Question

NEED HELP!!!!!PLZ!

4) A risk-averse consumer with $100,000 in wealth faces 0.1 probability of losing half of his wealth within the next year. a. (5) What is the consumer's expected wealth one year from now? b. (5) An insurance company offers our consumer full insurance against the possible loss. What premium must the consumer be charged for the insurance company to expect to break even? Explain. c. (5) Suppose our risk-averse consumer is indifferent between getting $85,000 wealth with certainty and facing the above described uncertain situation. What is the maximum premium that the insurance company will be able to charge this consumer for its full insurance policy?

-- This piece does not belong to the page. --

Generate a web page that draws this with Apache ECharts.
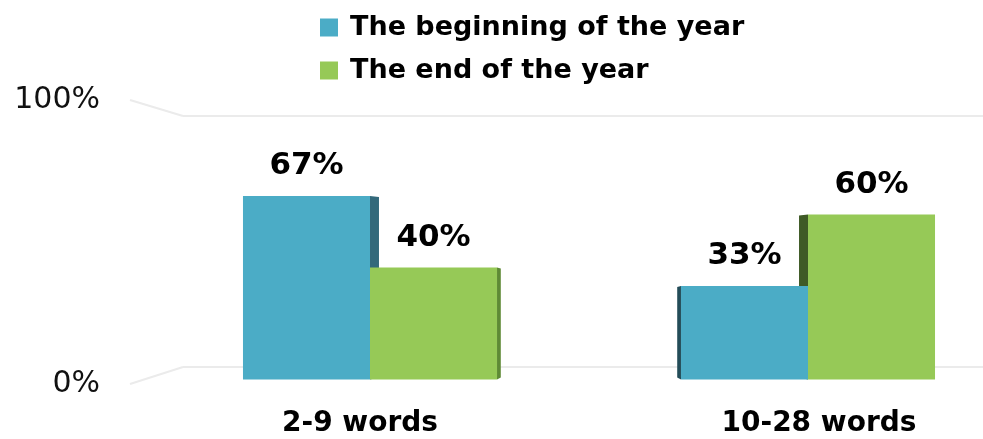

Explain.

Answer 1

A) when lost half of wealth, then bad state wealth = 100,000/2

= 50,000

So Expected wealth = .9*100,000+ .1*50,000

= 90,000+5,000

= 95,000

b)

as when an insurance firm breaks even

then, net expected loss = net expected gain

πM = (1-π)*(B-M)

π: probability of good state

M : premium, B: promised benefit in bad state

πM = B-M - πB + πM

M = B-πB

M = B*(1-π)

B = 50,000

since full insurance, so entire loss is compensated in bad state

π= .9

so premium = .1*50,000

= 5000

C) now Maximum premium , willing to pay

= Initial wealth - Certainty Equivalent

= 100,000-85,000

= $ 15,000

​​​​​